327 Interdisciplinary Advances in Boundary Element Methods

Chris Wojtan, IST Austria
David Hahn, IST Austria
 
Boundary element methods are of interest for a wide variety of numerical simulations because the required degrees of freedom scale with the surface area of the computational domain, rather than the volume as with many other simulation methods. As such, boundary elements promise good computational complexity as well as direct applicability to surface-based geometric models used in CAD engineering as well as 3D animation (and many other fields of research).
Nevertheless, the BEM imposes more stringent restrictions on the type of physical phenomena and material behavior that can be simulated than some of its volumetric counterparts. Similarly, a straightforward implementation of BEM will not scale well due to the dense matrices involved, requiring fast approximation methods to obtain good performance in practice.

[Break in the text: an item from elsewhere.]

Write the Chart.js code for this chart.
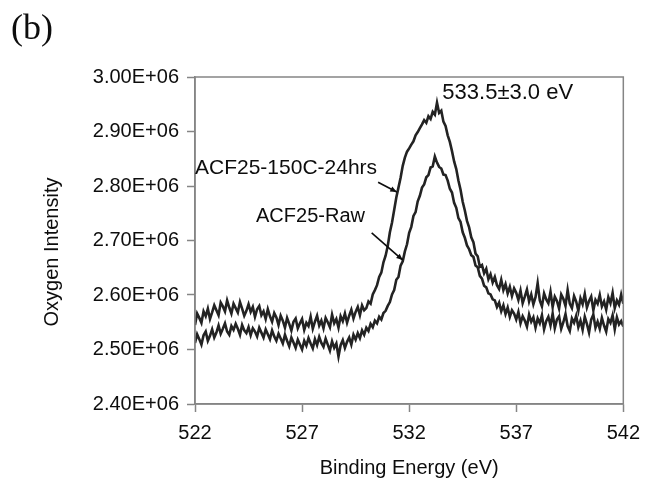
<!DOCTYPE html>
<html>
<head>
<meta charset="utf-8">
<script src="https://cdn.jsdelivr.net/npm/chart.js@4.4.0/dist/chart.umd.min.js"></script>
<style>
  html, body { margin: 0; padding: 0; background: #fff; }
</style>
</head>
<body>
<canvas id="xpsChart" width="649" height="480"></canvas>
<script>
// binding energy (eV), 0.1 eV steps
const energy = [
  522.0, 522.1, 522.2, 522.3, 522.4, 522.5, 522.6, 522.7, 522.8, 522.9,
  523.0, 523.1, 523.2, 523.3, 523.4, 523.5, 523.6, 523.7, 523.8, 523.9,
  524.0, 524.1, 524.2, 524.3, 524.4, 524.5, 524.6, 524.7, 524.8, 524.9,
  525.0, 525.1, 525.2, 525.3, 525.4, 525.5, 525.6, 525.7, 525.8, 525.9,
  526.0, 526.1, 526.2, 526.3, 526.4, 526.5, 526.6, 526.7, 526.8, 526.9,
  527.0, 527.1, 527.2, 527.3, 527.4, 527.5, 527.6, 527.7, 527.8, 527.9,
  528.0, 528.1, 528.2, 528.3, 528.4, 528.5, 528.6, 528.7, 528.8, 528.9,
  529.0, 529.1, 529.2, 529.3, 529.4, 529.5, 529.6, 529.7, 529.8, 529.9,
  530.0, 530.1, 530.2, 530.3, 530.4, 530.5, 530.6, 530.7, 530.8, 530.9,
  531.0, 531.1, 531.2, 531.3, 531.4, 531.5, 531.6, 531.7, 531.8, 531.9,
  532.0, 532.1, 532.2, 532.3, 532.4, 532.5, 532.6, 532.7, 532.8, 532.9,
  533.0, 533.1, 533.2, 533.3, 533.4, 533.5, 533.6, 533.7, 533.8, 533.9,
  534.0, 534.1, 534.2, 534.3, 534.4, 534.5, 534.6, 534.7, 534.8, 534.9,
  535.0, 535.1, 535.2, 535.3, 535.4, 535.5, 535.6, 535.7, 535.8, 535.9,
  536.0, 536.1, 536.2, 536.3, 536.4, 536.5, 536.6, 536.7, 536.8, 536.9,
  537.0, 537.1, 537.2, 537.3, 537.4, 537.5, 537.6, 537.7, 537.8, 537.9,
  538.0, 538.1, 538.2, 538.3, 538.4, 538.5, 538.6, 538.7, 538.8, 538.9,
  539.0, 539.1, 539.2, 539.3, 539.4, 539.5, 539.6, 539.7, 539.8, 539.9,
  540.0, 540.1, 540.2, 540.3, 540.4, 540.5, 540.6, 540.7, 540.8, 540.9,
  541.0, 541.1, 541.2, 541.3, 541.4, 541.5, 541.6, 541.7, 541.8, 541.9,
  542.0
];

// oxygen intensity, in units of 1E+06 counts
const treated = [
  2.545, 2.566, 2.558, 2.549, 2.570, 2.561, 2.575, 2.556, 2.568, 2.581,
  2.572, 2.563, 2.586, 2.579, 2.570, 2.590, 2.577, 2.566, 2.584, 2.576,
  2.568, 2.587, 2.575, 2.562, 2.571, 2.583, 2.569, 2.578, 2.560, 2.574,
  2.580, 2.563, 2.570, 2.556, 2.574, 2.561, 2.551, 2.567, 2.559, 2.545,
  2.562, 2.553, 2.540, 2.558, 2.547, 2.535, 2.551, 2.557, 2.539, 2.548,
  2.556, 2.536, 2.549, 2.543, 2.560, 2.538, 2.551, 2.562, 2.544, 2.553,
  2.539, 2.558, 2.550, 2.541, 2.564, 2.548, 2.556, 2.540, 2.561, 2.552,
  2.566, 2.549, 2.562, 2.573, 2.557, 2.569, 2.578, 2.563, 2.581, 2.572,
  2.576, 2.588, 2.584, 2.601, 2.609, 2.618, 2.633, 2.641, 2.660, 2.672,
  2.690, 2.715, 2.733, 2.756, 2.779, 2.797, 2.815, 2.837, 2.852, 2.863,
  2.869, 2.876, 2.882, 2.893, 2.899, 2.906, 2.913, 2.921, 2.916, 2.928,
  2.923, 2.936, 2.931, 2.953, 2.934, 2.938, 2.918, 2.910, 2.893, 2.881,
  2.864, 2.845, 2.831, 2.810, 2.793, 2.771, 2.755, 2.736, 2.724, 2.706,
  2.697, 2.676, 2.671, 2.652, 2.655, 2.640, 2.648, 2.629, 2.638, 2.623,
  2.633, 2.618, 2.611, 2.628, 2.609, 2.620, 2.603, 2.615, 2.598, 2.612,
  2.604, 2.591, 2.608, 2.585, 2.597, 2.610, 2.588, 2.601, 2.583, 2.596,
  2.622, 2.590, 2.579, 2.603, 2.592, 2.585, 2.606, 2.578, 2.597, 2.589,
  2.575, 2.601, 2.593, 2.580, 2.609, 2.584, 2.576, 2.598, 2.588, 2.571,
  2.594, 2.583, 2.602, 2.577, 2.589, 2.597, 2.572, 2.591, 2.584, 2.600,
  2.579, 2.588, 2.573, 2.596, 2.585, 2.604, 2.576, 2.590, 2.582, 2.601,
  2.584
];

const raw = [
  2.512, 2.528, 2.519, 2.509, 2.526, 2.533, 2.516, 2.525, 2.537, 2.522,
  2.531, 2.544, 2.529, 2.538, 2.548, 2.533, 2.527, 2.543, 2.536, 2.547,
  2.538, 2.527, 2.545, 2.535, 2.530, 2.541, 2.526, 2.539, 2.533, 2.524,
  2.540, 2.531, 2.522, 2.537, 2.528, 2.519, 2.535, 2.524, 2.516, 2.529,
  2.520, 2.511, 2.527, 2.516, 2.506, 2.522, 2.513, 2.503, 2.518, 2.509,
  2.500, 2.516, 2.507, 2.521, 2.511, 2.502, 2.519, 2.508, 2.523, 2.512,
  2.505, 2.520, 2.509, 2.498, 2.515, 2.503, 2.511, 2.487, 2.508, 2.517,
  2.503, 2.514, 2.522, 2.509, 2.527, 2.518, 2.530, 2.521, 2.535, 2.527,
  2.540, 2.534, 2.547, 2.541, 2.553, 2.548, 2.560, 2.555, 2.567, 2.571,
  2.580, 2.587, 2.601, 2.609, 2.628, 2.633, 2.654, 2.662, 2.680, 2.693,
  2.714, 2.725, 2.745, 2.752, 2.772, 2.782, 2.797, 2.803, 2.816, 2.820,
  2.834, 2.836, 2.854, 2.843, 2.835, 2.832, 2.821, 2.820, 2.810, 2.795,
  2.788, 2.769, 2.760, 2.741, 2.734, 2.715, 2.705, 2.691, 2.684, 2.673,
  2.670, 2.654, 2.651, 2.635, 2.630, 2.617, 2.614, 2.603, 2.601, 2.592,
  2.590, 2.578, 2.586, 2.570, 2.581, 2.565, 2.577, 2.560, 2.572, 2.566,
  2.555, 2.569, 2.548, 2.561, 2.553, 2.542, 2.564, 2.551, 2.559, 2.540,
  2.557, 2.548, 2.563, 2.537, 2.552, 2.560, 2.544, 2.566, 2.539, 2.555,
  2.561, 2.538, 2.550, 2.565, 2.543, 2.534, 2.557, 2.549, 2.562, 2.541,
  2.553, 2.536, 2.560, 2.547, 2.531, 2.555, 2.564, 2.540, 2.551, 2.538,
  2.558, 2.544, 2.533, 2.556, 2.549, 2.563, 2.537, 2.559, 2.546, 2.552,
  2.542
];

const xTicks = [522, 527, 532, 537, 542];
const yMin = 2.4, yMax = 3.0;

const font = 'Liberation Sans, Arial, sans-serif';
const ink = '#0d0d0d';
const axisGray = '#858585';

// labels and arrows, placed in data coordinates [energy, intensity]
const annotations = [
  { text: '533.5\u00b13.0 eV', at: [533.55, 2.970], size: 22 },
  { text: 'ACF25-150C-24hrs', at: [522.0, 2.833], size: 21 },
  { text: 'ACF25-Raw', at: [524.85, 2.744], size: 20 }
];
const arrows = [
  { from: [530.55, 2.807], to: [531.42, 2.789] },
  { from: [530.25, 2.714], to: [531.70, 2.664] }
];

function toPoints(ys) {
  return energy.map((e, i) => ({ x: e, y: ys[i] }));
}

const decorate = {
  id: 'decorate',
  afterDatasetsDraw(chart) {
    const { ctx, chartArea: a, scales: { x, y } } = chart;
    ctx.save();

    // frame around plot area
    ctx.strokeStyle = axisGray;
    ctx.lineWidth = 1.5;
    ctx.strokeRect(a.left, a.top, a.right - a.left, a.bottom - a.top);

    ctx.fillStyle = ink;
    ctx.textBaseline = 'middle';
    ctx.textAlign = 'left';
    annotations.forEach(t => {
      ctx.font = t.size + 'px ' + font;
      ctx.fillText(t.text, x.getPixelForValue(t.at[0]), y.getPixelForValue(t.at[1]));
    });

    ctx.strokeStyle = ink;
    ctx.lineWidth = 1.6;
    arrows.forEach(ar => {
      const x0 = x.getPixelForValue(ar.from[0]), y0 = y.getPixelForValue(ar.from[1]);
      const x1 = x.getPixelForValue(ar.to[0]), y1 = y.getPixelForValue(ar.to[1]);
      const ang = Math.atan2(y1 - y0, x1 - x0);
      ctx.beginPath();
      ctx.moveTo(x0, y0);
      ctx.lineTo(x1, y1);
      ctx.stroke();
      ctx.beginPath();
      ctx.moveTo(x1, y1);
      ctx.lineTo(x1 - 7 * Math.cos(ang - 0.4), y1 - 7 * Math.sin(ang - 0.4));
      ctx.lineTo(x1 - 7 * Math.cos(ang + 0.4), y1 - 7 * Math.sin(ang + 0.4));
      ctx.closePath();
      ctx.fill();
    });

    // y axis title
    ctx.save();
    ctx.translate(52, 252);
    ctx.rotate(-Math.PI / 2);
    ctx.textAlign = 'center';
    ctx.font = '20px ' + font;
    ctx.fillText('Oxygen Intensity', 0, 0);
    ctx.restore();

    // panel letter
    ctx.font = '36px "Liberation Serif", "Times New Roman", serif';
    ctx.textAlign = 'left';
    ctx.fillText('(b)', 11, 30);

    ctx.restore();
  }
};

const ctx = document.getElementById('xpsChart').getContext('2d');
new Chart(ctx, {
  type: 'line',
  data: {
    datasets: [{
      label: 'ACF25-150C-24hrs',
      data: toPoints(treated),
      borderColor: '#232323',
      borderWidth: 2.6,
      pointRadius: 0,
      tension: 0
    }, {
      label: 'ACF25-Raw',
      data: toPoints(raw),
      borderColor: '#232323',
      borderWidth: 2.6,
      pointRadius: 0,
      tension: 0
    }]
  },
  options: {
    responsive: false,
    animation: false,
    events: [],
    layout: { padding: { top: 77, right: 20, left: 0, bottom: 0 } },
    plugins: {
      legend: { display: false },
      tooltip: { enabled: false }
    },
    scales: {
      x: {
        type: 'linear',
        min: xTicks[0],
        max: xTicks[xTicks.length - 1],
        afterBuildTicks: s => { s.ticks = xTicks.map(v => ({ value: v })); },
        afterFit: s => { s.height = 76; },
        ticks: { color: ink, font: { family: font, size: 20 }, padding: 9, maxRotation: 0 },
        grid: { drawOnChartArea: false, tickLength: 8, color: axisGray, tickWidth: 1.5 },
        border: { color: axisGray, width: 1.5 },
        title: {
          display: true,
          text: 'Binding Energy (eV)',
          color: ink,
          font: { family: font, size: 20 },
          padding: { top: 0, bottom: 0 }
        }
      },
      y: {
        min: yMin,
        max: yMax,
        afterFit: s => { s.width = 195; },
        ticks: {
          stepSize: 0.1,
          color: ink,
          padding: 8,
          font: { family: font, size: 20 },
          callback: v => v.toFixed(2) + 'E+06'
        },
        grid: { drawOnChartArea: false, tickLength: 8, color: axisGray, tickWidth: 1.5 },
        border: { color: axisGray, width: 1.5 }
      }
    }
  },
  plugins: [decorate]
});
</script>
</body>
</html>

In recent years researchers have developed numerous novel applications based on the boundary element framework including time-dependent structural mechanics, isogeometric approaches working directly on CAD data, applications for geometry processing and shape optimization, fracture mechanics, as well as acoustics and free-surface fluid flow. Similarly, the underlying mathematical and numerical methods are steadily advancing, with ongoing research, for example, on dual reciprocity methods as well as fast multipole approximations.
In this session we hope to bring together researchers from various fields who have helped to make boundary element methods faster and applicable to an ever increasing range of simulation tasks in the fields of mechanical engineering, computational physics, computer graphics and more. We also wish to facilitate communication between the various disciplines and inspire new research towards novel surface-based numerical simulation methods.